Los campos verdes están llenos de almendros y cerezos recién florecidos. El camino desde Madrid a Extremadura, una provincia al oeste de España, luce así, como sábanas de algodón rosa y blanco sobre la hierba. Mi destino es Olivenza, un pueblo silencioso y tan tranquilo que parece abandonado. Un sitio atractivo –de esos que da gusto mirar– que quizás no aparecería en el mapa si no fuera por los tres días de la Feria del Toro, que se celebra cada año del cinco al ocho de marzo. Llego a Olivenza antes que empiece el populoso evento –concurrido por ochenta mil turistas–, para ver de cerca la pequeñísima ciudad de doce mil habitantes. Llego a la hora de la siesta y parece un pueblo fantasma.
Algunas calles están bloqueadas solo para transeúntes. Hay un par de policías en la Plaza de España y un puesto de comida –que no sé si recién abre o está cerrando– de donde se escucha el único ruido que altera el silencio: desde un altoparlante, una voz promociona la Feria que hará que Olivenza pierda su quietud. Antes de que eso suceda, la recorro.
Olivenza queda en la frontera entre España y Portugal. La mayoría de sus calles son de piedra, y otras, de baldosa clara. Cuando el sol se refleja en ellas, brillan más. Pero este pueblo, con o sin sol, se ilumina solo por su color: todas sus casas son blancas. La claridad se ensombrece con el ladrillo pardo de las torres y murallas históricas. Desde 1230 hasta 1801, hispanos y lusos se arrancharon el pueblo y sus reyes mandaron a construir murallas y castillos para defenderse del otro. Cinco atalayas y diez murallas la rodean. Olivenza, es tan española como portuguesa.

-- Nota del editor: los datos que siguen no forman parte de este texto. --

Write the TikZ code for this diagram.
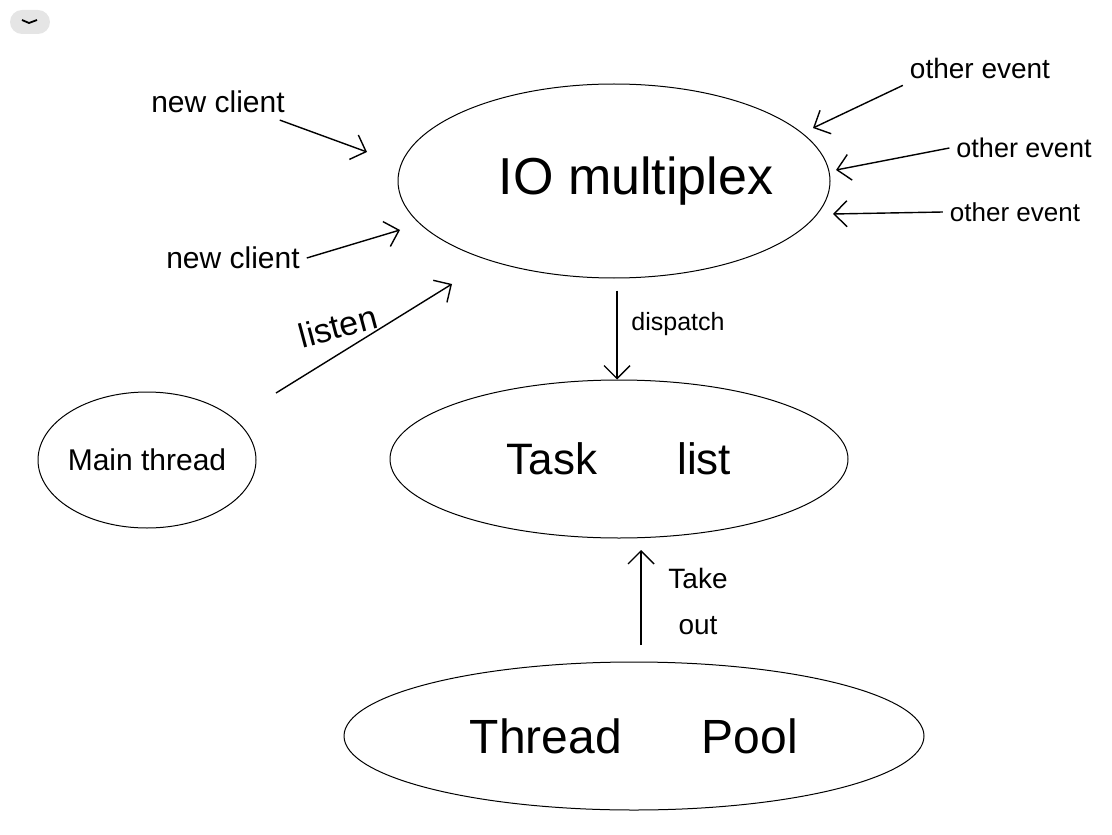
\documentclass[tikz,border=0pt]{standalone}
\usepackage{fontspec}
\setmainfont{Liberation Sans}
\usetikzlibrary{arrows.meta,positioning,shapes.geometric}

\begin{document}
\begin{tikzpicture}[x=0.5pt,y=-0.5pt,
  bubble/.style={draw, ellipse, line width=0.5pt, inner sep=0pt},
  flow/.style={-{Straight Barb[length=6.5pt,width=13pt]}, line width=0.7pt},
  note/.style={font=\fontsize{15}{18}\selectfont}]
\useasboundingbox (0,0) rectangle (1112,834);

% Menu button
\draw[fill=gray!20, draw=none, rounded corners=6pt] (10,10) rectangle (50,34);
\draw[line width=0.9pt] (22,20) -- (29,23) -- (37,20);

% Draw ellipses
\node[bubble, minimum width=216pt, minimum height=97pt] (mux) at (614,181) {};
\node[font=\fontsize{26}{30}\selectfont] (muxtext) at ([xshift=11pt]mux.center) {IO multiplex};
\node[bubble, minimum width=229pt, minimum height=79pt,
  font=\fontsize{22}{26}\selectfont] (task) at (619,459) {Task\hspace{40pt}list};
\node[bubble, minimum width=290pt, minimum height=74pt,
  font=\fontsize{24}{28}\selectfont] (pool) at (634,736) {Thread\hspace{40pt}Pool};
\node[bubble, minimum width=109pt, minimum height=68pt] (main) at (147,460) {};
\node[note] (maintext) at (main.center) {Main thread};

% New clients
\node[note] (nca) at (218,102) {new client};
\coordinate (ncaend) at (367,152);
\draw[flow] ([xshift=-6pt]nca.south east) -- (ncaend);

\node[note] (ncb) at (233,258) {new client};
\coordinate (ncbend) at (400,230);
\draw[flow] (ncb.east) -- (ncbend);

% Listen
\node[note, rotate=15, font=\fontsize{17}{20}\selectfont] (lsn) at (338,326) {listen};
\coordinate (lsnstart) at (276,393);
\coordinate (lsnend) at (452,284);
\draw[flow] (lsnstart) -- (lsnend);

% Other events
\node[note, font=\fontsize{14}{17}\selectfont] (oea) at (980,68) {other event};
\coordinate (oeaend) at (813,128);
\draw[flow] (oea.south west) -- (oeaend);

\node[note, font=\fontsize{13.5}{16}\selectfont] (oeb) at (1024,148) {other event};
\coordinate (oebend) at (836,170);
\draw[flow] (oeb.west) -- (oebend);

\node[note, font=\fontsize{13}{16}\selectfont] (oec) at (1015,212) {other event};
\coordinate (oecend) at (833,214);
\draw[flow] (oec.west) -- (oecend);

% Dispatch and take out
\draw[flow] ([xshift=1.5pt, yshift=-6pt]mux.south) -- ([xshift=-1pt]task.north);
\node[note, font=\fontsize{12.5}{15}\selectfont] (dsp) at (678,324) {dispatch};

\coordinate (tkstart) at (641,645);
\coordinate (tkend) at (641,550);
\draw[flow] (tkstart) -- (tkend);
\node[note, align=center, font=\fontsize{14}{23}\selectfont] (tko) at (698,601) {Take\\out};
\end{tikzpicture}
\end{document}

La doble identidad de Olivenza se refleja también en sus plazas y calles que aún conservan ambos nombres: la Plaza de la Constitución es también Antiga Praça, donde están la mayoría de restaurantes. En el centro del pueblo está uno de los lugares más hermosos: el Alcázar y la Torre del Homenaje de Olivenza, edificada por el Rey Juan II de Portugal en 1488. Para llegar a la terraza más alta –a treinta y cinco metros– se sube por unas rampas de piedra que rodean toda la torre en su interior. Ahí dentro está iluminado por falsas antorchas y pequeñas ventanas desde las que se ven los tejados de sus pintorescas casas pero el camino es frío, muy angosto, claustrofóbico. Al final del recorrido, se aprecia todo el pueblo –tranquilo y silencioso– inmerso en el paisaje verde que lo rodea. La caminata por sus calles rocosas y sus altas torres puede terminar con unas tapas: tortilla de papas, aceitunas, jamón ibérico y pan.
Olivenza se parece a Colonia –en Uruguay–, un pueblo que se recorre en un día pero que se disfruta en cada esquina. Un lugar donde es inevitable detenerse en cada cuadra para fotografiarlo. Llegué a Olivenza para la Feria pero antes de que empiece, sentí que ya quería quedarme, anhelé que esos tres días de ruido que estaban a punto de llegar, se vayan y devuelvan ese silencio a Olivenza, esa quietud perpetua, como si siempre fuese la hora de la siesta.
El encanto de este pueblo español no está en los tres días de su feria taurina, sino en su calmada rutina.